Revise for the Reader: Make Every Paragraph Earn Its Place

Revision is where many essays become competitive. After your first draft, read each paragraph and identify its purpose in five words or fewer. If you cannot name the purpose, the paragraph may not be doing enough. Each section should help the committee understand either what shaped you, what you have done, what you need next, or why your perspective matters.

Use this revision checklist

  • Does the opening begin with a real moment rather than a generic thesis?
  • Does the essay include evidence from all four buckets: background, achievements, gap, and personality?
  • Does each paragraph center on one idea?
  • Have you shown actions and outcomes, not just intentions?
  • After major claims, have you answered So what?
  • Is the connection between financial support and educational progress concrete?
  • Have you cut lines that could appear in anyone else’s essay?
  • Does the conclusion look forward with clarity rather than repeating the introduction?

Then revise at the sentence level. Cut filler. Replace abstract nouns with people and actions. Shorten long openings to paragraphs. Remove any sentence that exists only to sound impressive. The goal is not to sound ornate; it is to sound trustworthy.

Finally, read the essay aloud. Your ear will catch what your eye misses: repeated words, stiff transitions, and sentences that hide the point. If a sentence feels unnatural to say, it will often feel unnatural to read.

Common Mistakes to Avoid

Some scholarship essays fail not because the applicant lacks substance, but because the writing hides it. Avoid these common errors.

  • Cliché openings: Do not begin with lines like “From a young age” or “I have always been passionate about education.” Start in a moment the reader can see.
  • Generic virtue lists: Words like hardworking, passionate, and determined mean little without proof.
  • Autobiography without focus: Do not narrate your entire life. Select only the details that support your central case.
  • Need without agency: Financial difficulty matters, but the essay should also show judgment, effort, and direction.
  • Achievement without reflection: Results matter, but insight is what gives them meaning.
  • Overwritten language: If a simpler sentence says it better, choose the simpler sentence.
  • Passive construction: When you acted, say so directly.

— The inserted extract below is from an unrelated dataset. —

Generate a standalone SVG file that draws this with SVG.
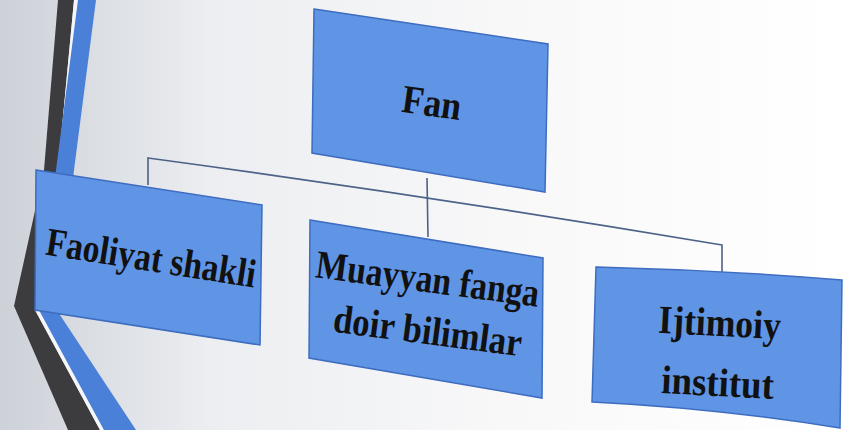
<svg xmlns="http://www.w3.org/2000/svg" width="844" height="430" viewBox="0 0 844 430">
<defs>
<linearGradient id="bg" x1="0" y1="0" x2="1" y2="0">
<stop offset="0" stop-color="#cdd1d8"/>
<stop offset="0.25" stop-color="#eceef1"/>
<stop offset="0.6" stop-color="#f8f8f9"/>
<stop offset="1" stop-color="#ffffff"/>
</linearGradient>
</defs>
<style>
.box{fill:#6095e5;stroke:#3d6cc0;stroke-width:1.5}
.lbl{font-family:"Liberation Serif","Times New Roman",serif;font-weight:bold;font-size:40px;fill:#111;text-anchor:middle}
.con{fill:none;stroke:#4d6288;stroke-width:1.6}
</style>
<rect width="844" height="430" fill="url(#bg)"/>
<g id="decor">
<polygon points="58,0 74,0 58,170 35,310 100,430 68,430 14,306 44,170" fill="#3c3c3e"/>
<polygon points="74,0 78,0 62,170 40,310 104,430 100,430 35,310 58,170" fill="#f4f6fa"/>
<polygon points="78,0 96,0 74,170 60,315 136,430 104,430 40,312 56,170" fill="#4a80d8"/>
</g>
<g id="connectors">
<path class="con" d="M427,178 L428,237"/>
<path class="con" d="M148,185 L148,158 Q430,196 722,245 L722,276"/>
</g>
<g id="n-fan">
<polygon class="box" points="314,9 548,44 545,192 312,153"/>
<text class="lbl" transform="translate(430,116) rotate(8) scale(0.89 1)">Fan</text>
</g>
<g id="n-faoliyat">
<polygon class="box" points="36,170 262,205 260,345 35,310"/>
<text class="lbl" transform="translate(149,271) rotate(9) scale(0.84 1)">Faoliyat shakli</text>
</g>
<g id="n-muayyan">
<polygon class="box" points="310,220 543,258 542,398 309,358"/>
<text class="lbl" transform="translate(426,292) rotate(7.5) scale(0.84 1)">Muayyan fanga</text>
<text class="lbl" transform="translate(426,344) rotate(7.5) scale(0.87 1)">doir bilimlar</text>
</g>
<g id="n-ijtimoiy">
<path class="box" d="M596,267 Q720,270 842,280 L840,428 Q715,408 592,402 Z"/>
<text class="lbl" transform="translate(719,336) rotate(3) scale(0.89 1)">Ijtimoiy</text>
<text class="lbl" transform="translate(717,396) rotate(3) scale(0.92 1)">institut</text>
</g>
</svg>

A useful test is this: if you remove your name from the essay, would the committee still recognize a distinct person behind it? If not, add more lived detail and sharper reflection.

Final Strategy for a Strong Submission

Your goal is not to sound extraordinary in the abstract. Your goal is to make the committee trust that you will use educational support seriously and well. The strongest essays do this by combining grounded experience, clear evidence, honest reflection, and a practical sense of what comes next.

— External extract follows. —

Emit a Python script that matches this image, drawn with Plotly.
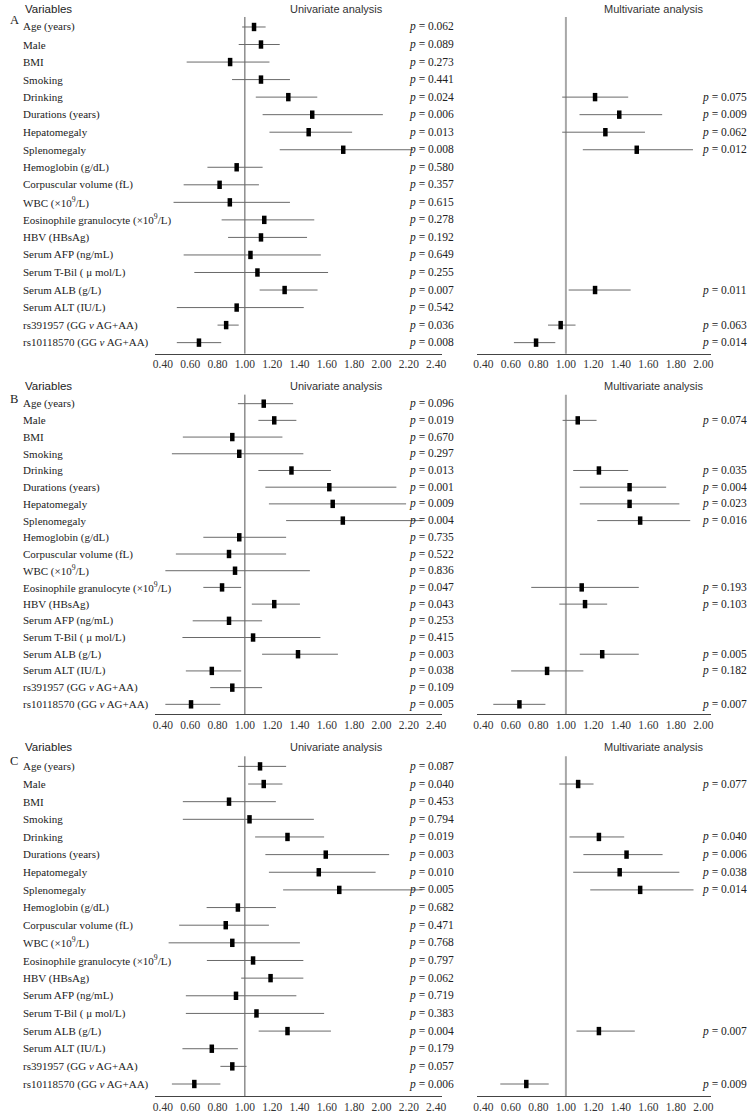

Before you submit, ask three final questions. What will the reader remember about me? What have I shown, not merely claimed? Why does this scholarship matter at this point in my education? If your essay answers all three with clarity, you are in a much stronger position than applicants who rely on vague ambition or recycled language.

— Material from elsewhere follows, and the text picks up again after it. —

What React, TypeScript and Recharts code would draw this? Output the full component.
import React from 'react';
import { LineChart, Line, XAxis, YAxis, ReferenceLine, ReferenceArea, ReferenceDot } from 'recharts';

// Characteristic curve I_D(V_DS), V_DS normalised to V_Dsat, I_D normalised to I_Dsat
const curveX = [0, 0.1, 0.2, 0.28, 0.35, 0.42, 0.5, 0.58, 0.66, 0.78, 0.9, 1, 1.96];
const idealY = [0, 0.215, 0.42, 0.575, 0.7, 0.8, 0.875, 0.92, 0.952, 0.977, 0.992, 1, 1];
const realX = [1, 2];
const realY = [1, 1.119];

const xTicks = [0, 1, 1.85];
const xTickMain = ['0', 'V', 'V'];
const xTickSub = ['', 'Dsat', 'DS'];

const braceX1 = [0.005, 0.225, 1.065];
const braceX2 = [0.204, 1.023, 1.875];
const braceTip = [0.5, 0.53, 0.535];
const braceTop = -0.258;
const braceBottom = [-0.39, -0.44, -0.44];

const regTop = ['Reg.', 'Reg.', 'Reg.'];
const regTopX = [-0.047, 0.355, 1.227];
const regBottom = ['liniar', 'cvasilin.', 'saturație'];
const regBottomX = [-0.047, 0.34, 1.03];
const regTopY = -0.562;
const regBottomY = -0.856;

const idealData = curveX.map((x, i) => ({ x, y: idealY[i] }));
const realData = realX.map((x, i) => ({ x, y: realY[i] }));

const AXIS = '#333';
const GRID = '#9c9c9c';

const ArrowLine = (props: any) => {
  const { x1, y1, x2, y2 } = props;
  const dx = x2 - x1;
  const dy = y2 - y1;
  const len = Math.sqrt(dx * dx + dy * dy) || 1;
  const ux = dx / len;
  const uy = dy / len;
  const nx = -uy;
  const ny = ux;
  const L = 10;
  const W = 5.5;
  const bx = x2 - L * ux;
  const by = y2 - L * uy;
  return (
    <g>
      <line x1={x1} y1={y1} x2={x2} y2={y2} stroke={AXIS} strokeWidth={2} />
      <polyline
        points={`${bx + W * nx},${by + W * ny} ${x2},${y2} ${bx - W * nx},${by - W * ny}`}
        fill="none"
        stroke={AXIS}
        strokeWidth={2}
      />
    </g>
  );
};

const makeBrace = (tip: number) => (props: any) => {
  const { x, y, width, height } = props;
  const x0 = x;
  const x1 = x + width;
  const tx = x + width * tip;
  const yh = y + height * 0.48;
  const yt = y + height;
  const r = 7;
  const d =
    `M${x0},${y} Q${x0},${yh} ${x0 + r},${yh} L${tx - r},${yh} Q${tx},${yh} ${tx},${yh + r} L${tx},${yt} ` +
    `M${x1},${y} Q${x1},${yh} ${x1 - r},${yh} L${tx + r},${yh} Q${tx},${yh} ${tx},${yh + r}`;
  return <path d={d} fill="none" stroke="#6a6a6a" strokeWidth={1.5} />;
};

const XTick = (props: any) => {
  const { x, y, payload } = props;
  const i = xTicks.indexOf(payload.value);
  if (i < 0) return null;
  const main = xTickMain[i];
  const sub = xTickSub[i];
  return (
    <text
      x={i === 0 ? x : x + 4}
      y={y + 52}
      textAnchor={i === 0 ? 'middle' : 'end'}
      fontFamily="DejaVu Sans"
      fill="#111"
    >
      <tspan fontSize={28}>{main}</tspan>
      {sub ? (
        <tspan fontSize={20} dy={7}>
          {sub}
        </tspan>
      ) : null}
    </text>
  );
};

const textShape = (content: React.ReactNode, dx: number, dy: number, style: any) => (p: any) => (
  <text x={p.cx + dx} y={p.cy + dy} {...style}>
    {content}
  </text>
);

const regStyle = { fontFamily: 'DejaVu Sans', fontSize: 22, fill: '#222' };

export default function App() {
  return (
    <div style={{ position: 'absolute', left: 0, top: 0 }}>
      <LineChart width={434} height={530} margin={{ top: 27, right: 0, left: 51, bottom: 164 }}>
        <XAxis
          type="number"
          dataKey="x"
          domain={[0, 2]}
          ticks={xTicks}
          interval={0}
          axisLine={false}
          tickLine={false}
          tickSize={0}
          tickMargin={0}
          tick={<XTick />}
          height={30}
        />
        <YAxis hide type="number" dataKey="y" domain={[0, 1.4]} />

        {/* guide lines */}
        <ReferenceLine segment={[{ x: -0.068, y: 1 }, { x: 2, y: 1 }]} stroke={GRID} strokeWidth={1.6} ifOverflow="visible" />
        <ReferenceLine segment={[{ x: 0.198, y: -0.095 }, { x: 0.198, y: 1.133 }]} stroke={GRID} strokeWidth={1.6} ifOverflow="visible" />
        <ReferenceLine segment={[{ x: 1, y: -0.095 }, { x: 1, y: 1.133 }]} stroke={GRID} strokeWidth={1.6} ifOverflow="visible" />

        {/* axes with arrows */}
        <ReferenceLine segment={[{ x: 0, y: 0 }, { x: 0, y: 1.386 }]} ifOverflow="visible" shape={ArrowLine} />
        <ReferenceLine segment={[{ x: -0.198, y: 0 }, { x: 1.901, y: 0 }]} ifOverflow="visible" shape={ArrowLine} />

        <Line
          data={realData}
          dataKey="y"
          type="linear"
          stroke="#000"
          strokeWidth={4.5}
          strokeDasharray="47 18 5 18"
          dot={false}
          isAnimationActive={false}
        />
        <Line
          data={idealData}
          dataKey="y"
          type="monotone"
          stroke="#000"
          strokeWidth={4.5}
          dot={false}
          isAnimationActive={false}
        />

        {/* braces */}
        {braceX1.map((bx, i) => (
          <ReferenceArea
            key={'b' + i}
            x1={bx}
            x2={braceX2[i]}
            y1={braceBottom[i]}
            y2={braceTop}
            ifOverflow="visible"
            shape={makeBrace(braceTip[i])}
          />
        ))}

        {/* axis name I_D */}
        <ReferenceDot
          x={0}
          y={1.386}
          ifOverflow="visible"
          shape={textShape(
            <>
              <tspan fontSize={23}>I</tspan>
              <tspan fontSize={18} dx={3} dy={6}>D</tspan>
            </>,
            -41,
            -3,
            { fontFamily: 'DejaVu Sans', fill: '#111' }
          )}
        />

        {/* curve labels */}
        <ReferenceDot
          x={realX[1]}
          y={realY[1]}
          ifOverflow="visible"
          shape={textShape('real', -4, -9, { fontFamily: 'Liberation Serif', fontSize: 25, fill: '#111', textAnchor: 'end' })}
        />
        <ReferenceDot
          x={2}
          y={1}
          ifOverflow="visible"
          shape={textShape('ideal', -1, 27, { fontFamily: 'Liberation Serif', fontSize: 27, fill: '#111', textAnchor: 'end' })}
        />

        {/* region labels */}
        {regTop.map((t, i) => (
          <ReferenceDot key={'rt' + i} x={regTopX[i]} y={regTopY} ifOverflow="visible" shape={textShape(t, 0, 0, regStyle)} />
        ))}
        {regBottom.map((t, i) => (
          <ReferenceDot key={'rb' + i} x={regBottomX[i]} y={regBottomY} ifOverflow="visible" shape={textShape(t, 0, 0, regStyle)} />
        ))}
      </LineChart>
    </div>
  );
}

Write an essay only you could write. That is usually the version a committee can believe.

FAQ

How personal should my scholarship essay be?
Personal details should serve a purpose. Include experiences that explain your educational path, your responsibilities, or the perspective you bring, but do not share private information just to sound dramatic. The best level of personal detail is enough to create trust, clarity, and context.
Should I focus more on financial need or on my achievements?
Most strong essays do both, but in balance. Show that you have used your opportunities seriously, then explain how financial support would help you continue or deepen that progress. Need is more persuasive when it is connected to a clear educational plan.
What if the prompt is very broad or gives little guidance?
Create your own focus rather than trying to cover everything. Choose one central thread that connects your background, your strongest evidence, and your next step in education. A selective essay is usually stronger than a comprehensive but unfocused one.